7. What to put in your RFP
The RFP for an LED video wall should specify these eight things and nothing else. Leave the engineering details to the integrator — that is what they are quoting on.
- Target wall dimensions (width × height in meters, with hard or soft constraints noted)
- Viewing distance range (from nearest to farthest expected viewer position)
- Content type (broadcast video, marketing content, data dashboards, mixed)
- Environment (indoor / outdoor / partially exposed; ambient brightness if known)
- Source signals (number and type of inputs you will feed to the wall)

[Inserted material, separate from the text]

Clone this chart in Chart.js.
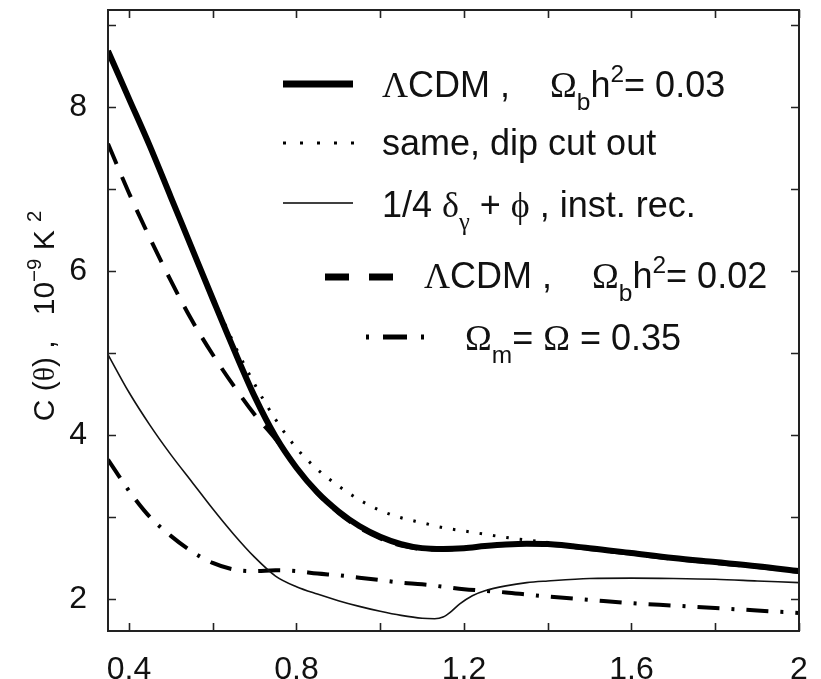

- Operational criticality (lobby decoration / important / mission-critical with uptime requirement)
- Required certifications (Saudi structural sign-off for outdoor, MoH for healthcare, MoD for defense, etc.)
- Budget envelope (state a range, not a single number, to avoid being upsold or downsold)
What not to specify in the RFP: pixel pitch, cabinet manufacturer, specific processor model, power distribution topology. Those are engineering decisions the integrator is being paid to make. If you specify them yourself, you have effectively done the engineering for free and the integrator's value is reduced to logistics.
The bottom line
The single most expensive procurement mistake on LED video walls is buying too fine a pitch. A boardroom wall does not need P1.2 if people sit 4 meters back — P2.5 looks identical to the human eye at that distance and costs less than half as much. The second most expensive mistake is buying outdoor-rated panels for indoor use ("just in case") or vice versa. Both happen because procurement teams are working from generic vendor brochures rather than from a clear understanding of their own viewing distance, content type, and environment.
The four engineering questions are the right starting point. Get those answered, write the RFP from the answers, and the integrator quotes will fall into a coherent comparable shape.